The balance of the time they are a permanent alternative to a heart transplant.

But even as technology improves, Aggarwal said making a full recovery after coming so close to death is rare.

Crystal Gosser "beat all the odds. At every step of the way there were potential problems and hazards," he said. "When I see her in the office these days, it's truly a miracle."

Trevor Gosser, 30, agreed as he held his smiling son.

"We've just been blessed," said Gosser, a farmer who also works helping disabled people find jobs. "I've got the two best things any man could ever want. I've got a good wife -- a loving wife -- and a healthy son. There's nothing more I can ask for. And I could've lost both of them the same night."

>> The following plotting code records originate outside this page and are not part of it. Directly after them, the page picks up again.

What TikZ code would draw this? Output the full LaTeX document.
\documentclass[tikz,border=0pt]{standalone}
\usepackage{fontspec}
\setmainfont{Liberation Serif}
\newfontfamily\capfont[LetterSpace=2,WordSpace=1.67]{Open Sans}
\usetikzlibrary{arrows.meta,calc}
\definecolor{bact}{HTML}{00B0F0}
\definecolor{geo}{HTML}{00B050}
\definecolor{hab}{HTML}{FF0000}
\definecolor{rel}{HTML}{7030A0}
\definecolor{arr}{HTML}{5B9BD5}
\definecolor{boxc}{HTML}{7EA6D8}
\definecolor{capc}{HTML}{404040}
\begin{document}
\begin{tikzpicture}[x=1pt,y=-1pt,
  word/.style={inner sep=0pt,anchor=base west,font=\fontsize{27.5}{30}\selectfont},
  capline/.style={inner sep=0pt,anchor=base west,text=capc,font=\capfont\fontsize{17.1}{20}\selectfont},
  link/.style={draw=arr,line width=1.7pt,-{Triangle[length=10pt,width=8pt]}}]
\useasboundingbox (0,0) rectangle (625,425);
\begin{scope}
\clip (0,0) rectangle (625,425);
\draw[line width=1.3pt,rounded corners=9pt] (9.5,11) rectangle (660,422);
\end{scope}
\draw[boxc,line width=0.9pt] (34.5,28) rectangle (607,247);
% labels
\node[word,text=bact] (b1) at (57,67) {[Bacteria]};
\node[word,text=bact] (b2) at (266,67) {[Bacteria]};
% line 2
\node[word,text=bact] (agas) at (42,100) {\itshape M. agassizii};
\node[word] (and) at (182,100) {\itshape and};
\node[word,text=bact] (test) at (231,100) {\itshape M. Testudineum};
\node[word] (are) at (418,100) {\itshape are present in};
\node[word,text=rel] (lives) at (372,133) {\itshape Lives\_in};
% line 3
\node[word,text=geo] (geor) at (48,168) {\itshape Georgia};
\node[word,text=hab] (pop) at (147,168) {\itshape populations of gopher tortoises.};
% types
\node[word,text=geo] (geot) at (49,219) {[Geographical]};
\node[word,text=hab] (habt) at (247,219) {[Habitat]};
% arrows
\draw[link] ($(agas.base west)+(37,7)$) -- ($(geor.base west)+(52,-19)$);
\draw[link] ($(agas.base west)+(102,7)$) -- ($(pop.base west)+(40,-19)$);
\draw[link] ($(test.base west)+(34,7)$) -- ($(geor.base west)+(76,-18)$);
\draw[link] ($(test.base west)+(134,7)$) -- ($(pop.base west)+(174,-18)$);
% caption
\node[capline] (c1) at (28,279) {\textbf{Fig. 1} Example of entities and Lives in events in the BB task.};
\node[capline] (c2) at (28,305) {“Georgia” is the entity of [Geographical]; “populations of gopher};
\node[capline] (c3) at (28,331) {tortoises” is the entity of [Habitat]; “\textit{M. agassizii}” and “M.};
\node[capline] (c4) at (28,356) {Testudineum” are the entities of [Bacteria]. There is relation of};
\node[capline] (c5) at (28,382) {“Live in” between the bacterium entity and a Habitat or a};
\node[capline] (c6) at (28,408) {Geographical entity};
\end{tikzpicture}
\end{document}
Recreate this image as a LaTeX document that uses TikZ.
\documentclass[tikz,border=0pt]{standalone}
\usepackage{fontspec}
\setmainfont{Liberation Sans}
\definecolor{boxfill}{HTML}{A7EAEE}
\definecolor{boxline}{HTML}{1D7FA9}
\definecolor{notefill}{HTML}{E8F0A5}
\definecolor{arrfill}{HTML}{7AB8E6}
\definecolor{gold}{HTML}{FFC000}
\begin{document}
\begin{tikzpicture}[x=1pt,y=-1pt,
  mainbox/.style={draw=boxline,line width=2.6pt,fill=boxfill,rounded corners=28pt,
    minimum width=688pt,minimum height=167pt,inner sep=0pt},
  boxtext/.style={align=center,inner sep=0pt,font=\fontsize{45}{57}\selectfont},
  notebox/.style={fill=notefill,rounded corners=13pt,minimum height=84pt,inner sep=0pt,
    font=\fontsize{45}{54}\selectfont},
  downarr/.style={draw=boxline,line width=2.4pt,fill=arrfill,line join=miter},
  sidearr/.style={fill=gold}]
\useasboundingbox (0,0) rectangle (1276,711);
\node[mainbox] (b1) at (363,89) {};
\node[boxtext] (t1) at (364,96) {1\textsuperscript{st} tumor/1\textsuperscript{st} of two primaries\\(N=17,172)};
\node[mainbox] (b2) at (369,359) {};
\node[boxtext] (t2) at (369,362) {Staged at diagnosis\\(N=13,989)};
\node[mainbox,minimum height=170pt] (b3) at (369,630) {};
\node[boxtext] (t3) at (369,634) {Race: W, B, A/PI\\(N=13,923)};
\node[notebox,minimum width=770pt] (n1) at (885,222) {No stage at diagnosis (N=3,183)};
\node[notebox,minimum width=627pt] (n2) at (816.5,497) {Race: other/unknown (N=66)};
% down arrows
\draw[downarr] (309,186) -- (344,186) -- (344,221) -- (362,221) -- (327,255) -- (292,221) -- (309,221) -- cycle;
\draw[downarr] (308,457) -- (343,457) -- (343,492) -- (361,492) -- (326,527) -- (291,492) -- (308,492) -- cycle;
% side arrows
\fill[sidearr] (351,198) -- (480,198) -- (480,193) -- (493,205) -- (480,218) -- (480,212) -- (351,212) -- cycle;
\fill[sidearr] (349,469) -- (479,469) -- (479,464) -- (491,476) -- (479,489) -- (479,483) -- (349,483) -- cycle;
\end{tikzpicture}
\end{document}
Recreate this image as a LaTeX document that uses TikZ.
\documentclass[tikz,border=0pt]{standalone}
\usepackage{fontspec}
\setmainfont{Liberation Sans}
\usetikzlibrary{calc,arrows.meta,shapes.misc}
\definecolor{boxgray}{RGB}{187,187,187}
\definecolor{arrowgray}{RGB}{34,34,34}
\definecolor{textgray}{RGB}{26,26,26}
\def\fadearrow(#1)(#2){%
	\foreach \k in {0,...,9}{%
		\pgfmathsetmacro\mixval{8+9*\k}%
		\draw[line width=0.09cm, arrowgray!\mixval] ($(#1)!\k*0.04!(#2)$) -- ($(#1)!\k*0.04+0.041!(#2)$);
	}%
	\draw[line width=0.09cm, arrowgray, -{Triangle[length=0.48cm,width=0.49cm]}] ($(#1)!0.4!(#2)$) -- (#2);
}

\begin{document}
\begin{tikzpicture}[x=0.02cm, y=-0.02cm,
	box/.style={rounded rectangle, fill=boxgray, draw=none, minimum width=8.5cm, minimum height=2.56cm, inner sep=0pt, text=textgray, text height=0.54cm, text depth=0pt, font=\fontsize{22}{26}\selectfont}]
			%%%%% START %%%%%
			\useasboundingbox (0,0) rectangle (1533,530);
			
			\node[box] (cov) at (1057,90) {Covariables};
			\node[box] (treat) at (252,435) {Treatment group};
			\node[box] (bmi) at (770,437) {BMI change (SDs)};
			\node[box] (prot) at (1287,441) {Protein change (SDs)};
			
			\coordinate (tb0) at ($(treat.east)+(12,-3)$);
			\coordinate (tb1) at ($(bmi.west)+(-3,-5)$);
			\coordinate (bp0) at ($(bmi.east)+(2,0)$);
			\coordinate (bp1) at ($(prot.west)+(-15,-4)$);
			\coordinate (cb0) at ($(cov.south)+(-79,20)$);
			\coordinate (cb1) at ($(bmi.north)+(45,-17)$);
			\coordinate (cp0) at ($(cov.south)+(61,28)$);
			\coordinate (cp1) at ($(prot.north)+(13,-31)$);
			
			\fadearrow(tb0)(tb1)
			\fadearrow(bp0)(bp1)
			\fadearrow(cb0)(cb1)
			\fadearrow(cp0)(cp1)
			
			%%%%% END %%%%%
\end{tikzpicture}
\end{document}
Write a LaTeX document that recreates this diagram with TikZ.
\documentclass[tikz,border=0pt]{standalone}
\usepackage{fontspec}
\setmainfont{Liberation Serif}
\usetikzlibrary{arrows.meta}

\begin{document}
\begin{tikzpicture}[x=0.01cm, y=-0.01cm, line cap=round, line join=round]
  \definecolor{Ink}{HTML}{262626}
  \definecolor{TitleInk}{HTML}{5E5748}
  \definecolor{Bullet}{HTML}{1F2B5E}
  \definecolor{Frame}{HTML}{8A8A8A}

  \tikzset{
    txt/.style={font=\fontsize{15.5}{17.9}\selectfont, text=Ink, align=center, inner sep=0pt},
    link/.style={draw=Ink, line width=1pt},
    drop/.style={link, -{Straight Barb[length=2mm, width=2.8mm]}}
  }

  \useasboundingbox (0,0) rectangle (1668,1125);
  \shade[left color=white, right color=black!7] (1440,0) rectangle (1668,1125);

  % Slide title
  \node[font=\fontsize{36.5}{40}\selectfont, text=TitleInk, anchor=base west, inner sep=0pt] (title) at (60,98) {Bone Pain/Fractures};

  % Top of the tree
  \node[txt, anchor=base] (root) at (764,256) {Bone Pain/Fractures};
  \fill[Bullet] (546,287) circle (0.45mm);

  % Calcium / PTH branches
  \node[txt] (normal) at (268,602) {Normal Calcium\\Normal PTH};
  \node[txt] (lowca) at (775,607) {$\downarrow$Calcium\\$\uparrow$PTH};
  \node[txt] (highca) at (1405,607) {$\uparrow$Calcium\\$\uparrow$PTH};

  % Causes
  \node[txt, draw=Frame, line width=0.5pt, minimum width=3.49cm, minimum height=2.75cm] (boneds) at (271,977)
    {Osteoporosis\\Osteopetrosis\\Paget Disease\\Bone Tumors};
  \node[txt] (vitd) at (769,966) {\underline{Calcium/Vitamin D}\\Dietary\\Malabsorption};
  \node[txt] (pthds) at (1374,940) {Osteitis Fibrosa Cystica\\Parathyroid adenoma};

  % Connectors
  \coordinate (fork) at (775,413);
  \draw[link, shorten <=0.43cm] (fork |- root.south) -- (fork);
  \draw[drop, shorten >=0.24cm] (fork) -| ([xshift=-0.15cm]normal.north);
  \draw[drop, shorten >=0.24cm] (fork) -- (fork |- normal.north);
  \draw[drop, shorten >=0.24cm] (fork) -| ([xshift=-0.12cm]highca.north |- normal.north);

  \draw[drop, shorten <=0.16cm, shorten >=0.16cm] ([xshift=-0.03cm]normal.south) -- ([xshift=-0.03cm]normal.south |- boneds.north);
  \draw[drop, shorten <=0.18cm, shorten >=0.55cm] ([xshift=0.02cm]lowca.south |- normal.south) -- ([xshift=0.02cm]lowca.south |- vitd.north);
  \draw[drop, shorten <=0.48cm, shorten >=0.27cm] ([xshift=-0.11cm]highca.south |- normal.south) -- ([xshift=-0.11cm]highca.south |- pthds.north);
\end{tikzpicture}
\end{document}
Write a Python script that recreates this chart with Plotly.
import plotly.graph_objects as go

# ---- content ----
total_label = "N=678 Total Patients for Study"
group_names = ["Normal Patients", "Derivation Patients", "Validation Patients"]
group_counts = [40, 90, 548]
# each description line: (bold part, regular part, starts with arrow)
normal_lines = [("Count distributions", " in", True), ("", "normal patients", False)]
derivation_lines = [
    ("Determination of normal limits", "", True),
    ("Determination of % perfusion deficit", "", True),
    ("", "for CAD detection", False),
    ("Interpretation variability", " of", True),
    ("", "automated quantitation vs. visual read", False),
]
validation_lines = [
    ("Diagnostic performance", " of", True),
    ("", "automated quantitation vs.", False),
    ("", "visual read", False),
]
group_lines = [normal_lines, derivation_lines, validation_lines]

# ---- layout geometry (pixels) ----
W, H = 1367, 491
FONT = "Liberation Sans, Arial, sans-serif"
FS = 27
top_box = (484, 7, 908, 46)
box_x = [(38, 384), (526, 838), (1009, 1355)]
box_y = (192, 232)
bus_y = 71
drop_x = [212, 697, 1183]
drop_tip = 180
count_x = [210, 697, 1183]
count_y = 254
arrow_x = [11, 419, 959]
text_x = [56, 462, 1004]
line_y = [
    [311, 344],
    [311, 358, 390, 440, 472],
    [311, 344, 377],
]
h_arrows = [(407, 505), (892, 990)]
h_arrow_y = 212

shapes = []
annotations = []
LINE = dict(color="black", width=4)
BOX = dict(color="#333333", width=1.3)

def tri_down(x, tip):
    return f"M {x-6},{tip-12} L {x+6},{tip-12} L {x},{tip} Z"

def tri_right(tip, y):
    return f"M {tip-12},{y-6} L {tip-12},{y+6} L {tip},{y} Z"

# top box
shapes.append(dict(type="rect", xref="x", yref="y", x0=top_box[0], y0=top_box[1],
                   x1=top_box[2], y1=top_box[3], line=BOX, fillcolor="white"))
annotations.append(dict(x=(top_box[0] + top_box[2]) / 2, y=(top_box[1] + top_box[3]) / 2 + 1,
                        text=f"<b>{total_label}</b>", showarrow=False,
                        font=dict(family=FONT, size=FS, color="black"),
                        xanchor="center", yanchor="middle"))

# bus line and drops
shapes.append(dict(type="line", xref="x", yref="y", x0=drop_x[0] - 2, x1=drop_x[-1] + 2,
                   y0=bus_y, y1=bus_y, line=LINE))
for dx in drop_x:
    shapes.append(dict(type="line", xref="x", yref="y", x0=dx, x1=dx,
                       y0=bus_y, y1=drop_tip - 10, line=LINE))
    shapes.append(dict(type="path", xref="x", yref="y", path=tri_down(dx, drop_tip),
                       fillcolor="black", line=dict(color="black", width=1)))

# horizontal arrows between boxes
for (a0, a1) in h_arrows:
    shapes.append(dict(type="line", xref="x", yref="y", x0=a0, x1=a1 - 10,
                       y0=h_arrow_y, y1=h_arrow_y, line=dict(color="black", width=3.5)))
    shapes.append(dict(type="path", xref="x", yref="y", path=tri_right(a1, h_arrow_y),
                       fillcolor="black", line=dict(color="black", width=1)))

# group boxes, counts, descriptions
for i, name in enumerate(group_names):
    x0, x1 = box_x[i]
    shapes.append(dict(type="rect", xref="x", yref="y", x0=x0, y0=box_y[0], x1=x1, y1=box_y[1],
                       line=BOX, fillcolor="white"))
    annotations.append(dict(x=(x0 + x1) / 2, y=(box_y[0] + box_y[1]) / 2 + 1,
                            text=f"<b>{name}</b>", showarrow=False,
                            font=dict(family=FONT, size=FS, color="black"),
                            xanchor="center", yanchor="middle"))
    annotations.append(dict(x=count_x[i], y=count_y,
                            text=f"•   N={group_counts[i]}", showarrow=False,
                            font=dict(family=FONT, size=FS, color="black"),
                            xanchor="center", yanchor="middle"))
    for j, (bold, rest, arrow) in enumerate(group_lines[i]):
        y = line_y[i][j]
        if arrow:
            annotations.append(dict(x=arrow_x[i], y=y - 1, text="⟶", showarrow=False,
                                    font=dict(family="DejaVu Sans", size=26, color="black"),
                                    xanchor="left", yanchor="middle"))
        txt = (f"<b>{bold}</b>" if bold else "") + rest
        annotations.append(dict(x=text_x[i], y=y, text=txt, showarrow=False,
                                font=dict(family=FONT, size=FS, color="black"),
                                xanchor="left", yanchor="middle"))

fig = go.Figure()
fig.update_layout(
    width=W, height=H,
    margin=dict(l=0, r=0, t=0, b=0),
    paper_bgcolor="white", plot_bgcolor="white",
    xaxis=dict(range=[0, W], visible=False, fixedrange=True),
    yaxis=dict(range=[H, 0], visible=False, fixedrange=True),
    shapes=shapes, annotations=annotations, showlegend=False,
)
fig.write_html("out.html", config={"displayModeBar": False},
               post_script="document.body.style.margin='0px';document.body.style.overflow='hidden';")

In surgery, Aggarwal said the first goal was to get Gosser stabilized and put her on a heart and lung machine.

Then surgeons connected the heart assist device, Abiomed's AB 5000, to her left ventricle. It sits outside the body and has two tubes, one bringing blood from the body to a pumping chamber and the other taking it back to the heart. The pumping chamber is connected to a large electric control module.

Aggarwal suspected she might ultimately need a heart transplant. But he realized that wouldn't be necessary over the following days when the device, along with medication, helped her body to heal. Doctors removed the device on Jan. 28, and she was discharged from the hospital Feb. 5. She racked up more than $500,000 in medical bills, almost all covered by insurance.

"Over time, all her organs recovered," Aggarwal said. "She completely recovered normal heart function."

Crystal Gosser said she never thought she'd become a heart patient in her 30s, but is grateful for the technology that saved her.

Looking back, she said she can hardly believe how close she came to dying without ever seeing her baby. She saw him for the first time when she came home from Jewish Hospital.

"I cried," she said, her voice breaking as she looked at her son. "He's just wonderful."